I don’t think it is possible for any writer completely to finish a work of imagination without donating a piece of their life experience on it. But this does not mean their work is a mirror of their lives, rather a prism by which they refract their understanding of the world. Fiction, by necessity, glows with a writer’s life, but is also much more than that, it transcends it—good fiction at least. Most of the time when we recount our experiences it is easy to lose a sense of what is true, because memory decays. Making things up is one of the ways we counteract the decaying effects of memory, of closing up the gaps it creates and of reimagining the bias it is burdened with, and is also the best way of shouting against the unhealthy silences of the past. In the end, historical fiction is just an applied history, told from a poetised memory by an informed imagination.

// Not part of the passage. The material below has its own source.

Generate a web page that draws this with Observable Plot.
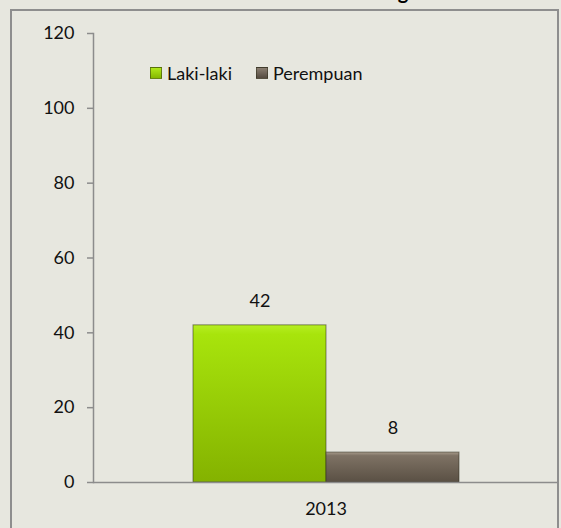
<!DOCTYPE html>
<html><head><meta charset="utf-8">
<script src="https://cdn.jsdelivr.net/npm/d3@7"></script>
<script src="https://cdn.jsdelivr.net/npm/@observablehq/plot@0.6"></script>
<style>
html,body{margin:0;padding:0;background:#e7e7df;}
#wrap{position:relative;width:561px;height:528px;overflow:hidden;background:#e7e7df;font-family:Lato,"Open Sans",sans-serif;color:#111;}
#frame{position:absolute;left:10px;top:9px;width:545px;height:560px;border:2px solid #8e8e8e;border-bottom:none;}
#title{position:absolute;left:0;width:561px;top:-19px;text-align:center;font-weight:bold;font-size:20px;line-height:20px;color:#000;white-space:nowrap;}
#chart{position:absolute;left:0;top:0;}
#legend{position:absolute;left:150px;top:64px;display:flex;align-items:center;font-size:18px;line-height:18px;}
.sw{display:inline-block;width:12px;height:12px;margin-right:5px;box-sizing:border-box;}
.item{display:flex;align-items:center;margin-right:24px;}
</style></head><body>
<div id="wrap">
  <div id="title">Jumlah Camat Menurut Golongan</div>
  <div id="frame"></div>
  <div id="chart"></div>
  <div id="legend"></div>
</div>
<script>
const years = ["2013"];
const series = ["Laki-laki", "Perempuan"];
const values = [42, 8];
const yTicks = [0, 20, 40, 60, 80, 100, 120];

const gradIds = ["gradLaki", "gradPerem"];
const gradStops = [
  [["0", "#b6ee22"], ["0.06", "#a8e40c"], ["1", "#84b200"]],
  [["0", "#a89c8c"], ["0.12", "#7e7264"], ["1", "#5a5044"]]
];
const swatchCss = [
  "linear-gradient(#b0e81a,#86b800)",
  "linear-gradient(#8a7e70,#554b40)"
];

const data = series.map((s, i) => ({year: years[0], series: s, value: values[i]}));

const svg = Plot.plot({
  width: 561,
  height: 528,
  marginLeft: 93,
  marginRight: 3,
  marginTop: 33,
  marginBottom: 46,
  style: {background: "transparent", fontFamily: "Lato, 'Open Sans', sans-serif", fontSize: "18px", color: "#111", overflow: "visible"},
  fx: {domain: years, padding: 0, label: null},
  x: {domain: series, paddingInner: 0, paddingOuter: 0.742, axis: null},
  y: {domain: [0, 120], label: null},
  color: {domain: series, range: gradIds.map(id => `url(#${id})`)},
  marks: [
    Plot.frame({anchor: "left", stroke: "#8c8c8c", strokeWidth: 1.5}),
    Plot.axisY({ticks: yTicks, tickSize: 6, tickPadding: 13, stroke: "#8c8c8c", strokeWidth: 1.5, label: null, fill: "#111"}),
    Plot.barY(data, {fx: "year", x: "series", y: "value", fill: "series", stroke: "#2e2e1e", strokeOpacity: 0.55, strokeWidth: 1}),
    Plot.ruleY([0], {stroke: "#8c8c8c", strokeWidth: 1.5}),
    Plot.text(data, {fx: "year", x: "series", y: "value", text: d => String(d.value), dy: -24, fill: "#111"}),
    Plot.axisFx({anchor: "bottom", tickSize: 0, tickPadding: 20, label: null, fill: "#111"})
  ]
});

const defs = d3.select(svg).insert("defs", ":first-child");
gradIds.forEach((id, i) => {
  const g = defs.append("linearGradient").attr("id", id).attr("x1", 0).attr("y1", 0).attr("x2", 0).attr("y2", 1);
  gradStops[i].forEach(([o, c]) => g.append("stop").attr("offset", o).attr("stop-color", c));
});

document.getElementById("chart").appendChild(svg);

const legend = d3.select("#legend");
series.forEach((s, i) => {
  const it = legend.append("div").attr("class", "item");
  it.append("span").attr("class", "sw").style("background", swatchCss[i]).style("border", "1px solid rgba(40,40,20,0.5)");
  it.append("span").text(s);
});
</script>
</body></html>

I’d like to give the last words to my mentor, Toni Morrison, talking about her compulsion to reimagine the true story of Margaret Garner in her novel, Beloved:

The historical Margaret Garner is fascinating, but, to a novelist, confining. Too little imaginative space there for my purposes. So I would invent her thoughts, plumb them for a subtext that was historically true in essence, but not strictly factual in order to relate her history to contemporary issues about freedom, responsibility, and women’s ‘place’. The heroine would represent the unapologetic acceptance of shame and terror; assume the consequences of choosing infanticide; claim her own freedom. The terrain, slavery, was formidable and pathless. To invite readers (and myself) into the repellant landscape (hidden, but not completely; deliberately buried, but not forgotten) was to pitch a tent in a cemetery inhabited by highly vocal ghosts […] I wanted the reader to be kidnapped, thrown ruthlessly into an alien environment […]

Something of a similar thought came to me regarding the Frontier era and the life of Chief Maqoma: Ah! Jong’umsobomvu!